» **Problem to solve**
Give back exactly the lines from the beginning of the listing below to the line holding "ax.set_xticklabels(countries, linespacing=1.55)", both ends included; the pictures stay out.

» **Supplied material**
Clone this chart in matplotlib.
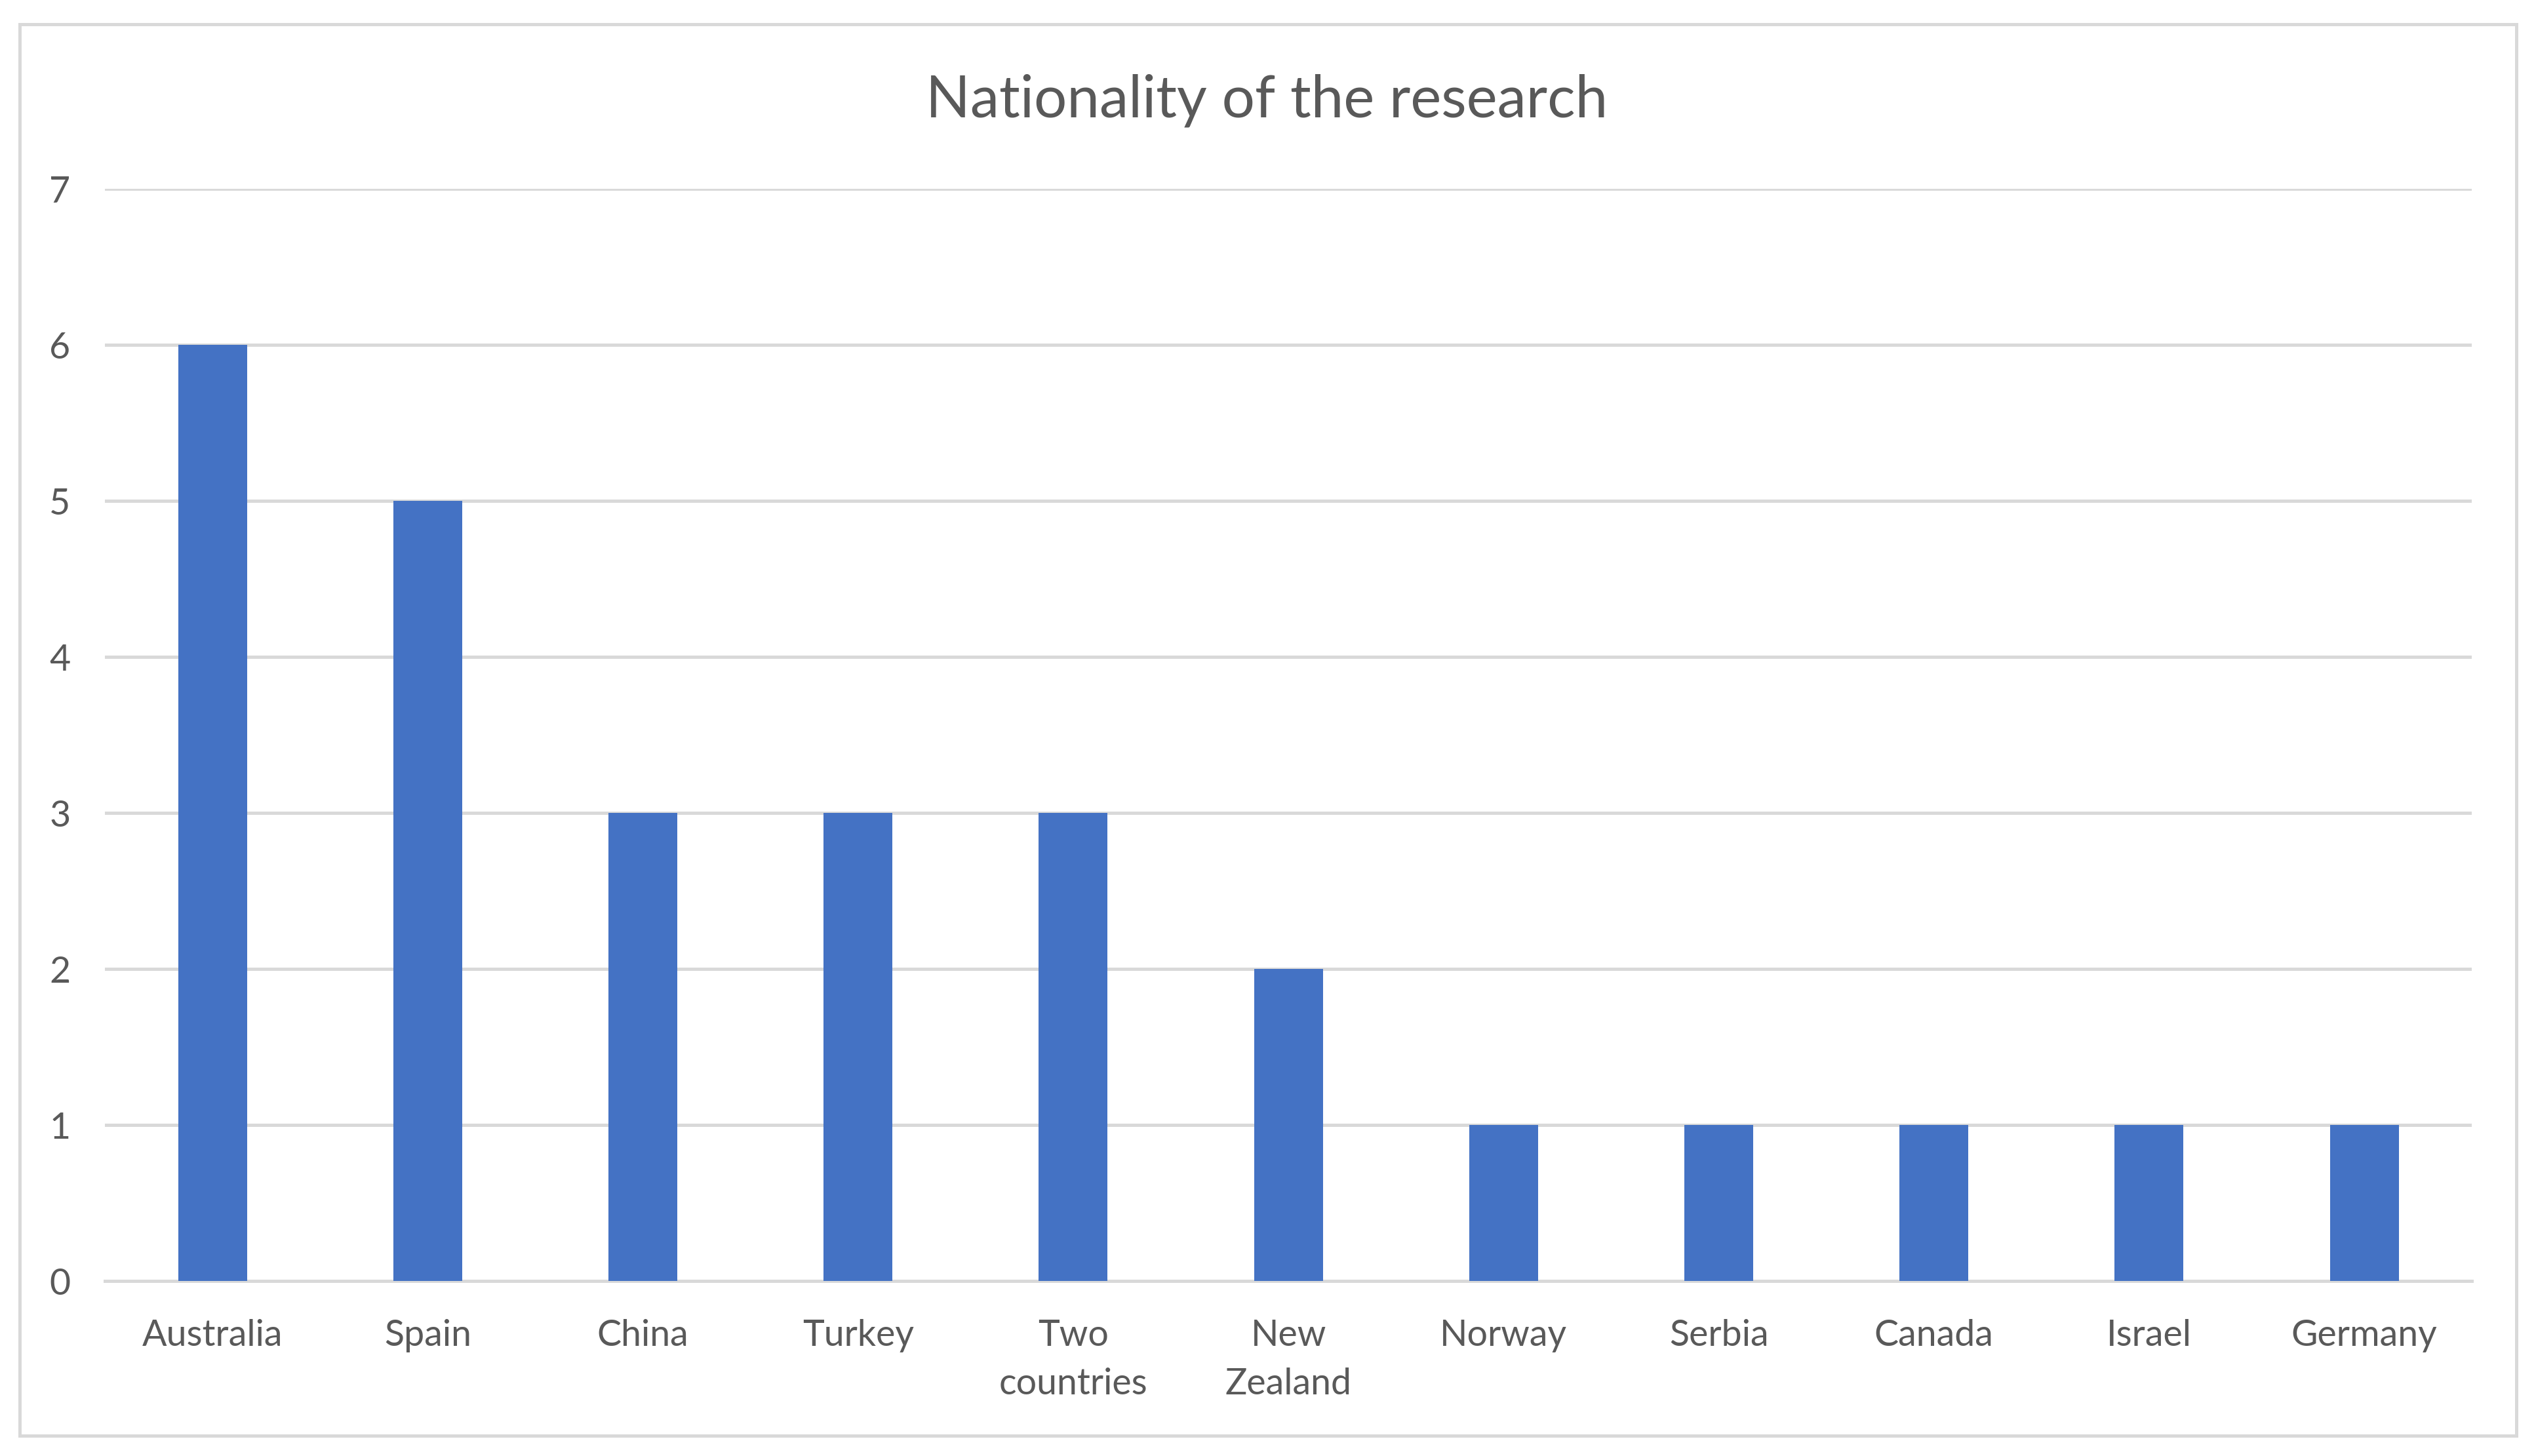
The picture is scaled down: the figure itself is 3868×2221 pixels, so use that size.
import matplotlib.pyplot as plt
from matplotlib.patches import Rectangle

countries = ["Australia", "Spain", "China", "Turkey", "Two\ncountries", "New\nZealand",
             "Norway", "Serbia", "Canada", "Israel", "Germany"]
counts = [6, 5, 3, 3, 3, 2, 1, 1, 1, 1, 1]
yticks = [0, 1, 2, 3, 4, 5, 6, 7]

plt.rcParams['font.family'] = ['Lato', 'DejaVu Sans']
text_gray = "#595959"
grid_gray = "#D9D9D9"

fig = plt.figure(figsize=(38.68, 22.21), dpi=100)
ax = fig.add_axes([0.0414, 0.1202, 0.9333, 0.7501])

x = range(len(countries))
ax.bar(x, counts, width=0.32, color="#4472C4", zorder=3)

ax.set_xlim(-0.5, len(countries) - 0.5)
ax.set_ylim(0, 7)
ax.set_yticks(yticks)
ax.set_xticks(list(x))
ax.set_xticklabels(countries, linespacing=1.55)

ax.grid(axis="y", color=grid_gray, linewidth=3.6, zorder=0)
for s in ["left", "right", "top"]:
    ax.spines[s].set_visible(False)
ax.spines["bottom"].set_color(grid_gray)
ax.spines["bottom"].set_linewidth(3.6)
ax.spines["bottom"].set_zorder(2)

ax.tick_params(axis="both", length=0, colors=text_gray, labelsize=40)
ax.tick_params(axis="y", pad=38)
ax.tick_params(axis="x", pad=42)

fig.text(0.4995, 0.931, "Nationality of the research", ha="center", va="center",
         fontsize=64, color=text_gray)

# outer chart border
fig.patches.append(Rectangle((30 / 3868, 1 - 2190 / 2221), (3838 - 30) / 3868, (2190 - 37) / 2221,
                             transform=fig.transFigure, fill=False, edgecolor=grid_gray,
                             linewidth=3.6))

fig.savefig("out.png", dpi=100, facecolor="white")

» **Result for this task**
Clone this chart in matplotlib.
The picture is scaled down: the figure itself is 3868×2221 pixels, so use that size.
import matplotlib.pyplot as plt
from matplotlib.patches import Rectangle

countries = ["Australia", "Spain", "China", "Turkey", "Two\ncountries", "New\nZealand",
             "Norway", "Serbia", "Canada", "Israel", "Germany"]
counts = [6, 5, 3, 3, 3, 2, 1, 1, 1, 1, 1]
yticks = [0, 1, 2, 3, 4, 5, 6, 7]

plt.rcParams['font.family'] = ['Lato', 'DejaVu Sans']
text_gray = "#595959"
grid_gray = "#D9D9D9"

fig = plt.figure(figsize=(38.68, 22.21), dpi=100)
ax = fig.add_axes([0.0414, 0.1202, 0.9333, 0.7501])

x = range(len(countries))
ax.bar(x, counts, width=0.32, color="#4472C4", zorder=3)

ax.set_xlim(-0.5, len(countries) - 0.5)
ax.set_ylim(0, 7)
ax.set_yticks(yticks)
ax.set_xticks(list(x))
ax.set_xticklabels(countries, linespacing=1.55)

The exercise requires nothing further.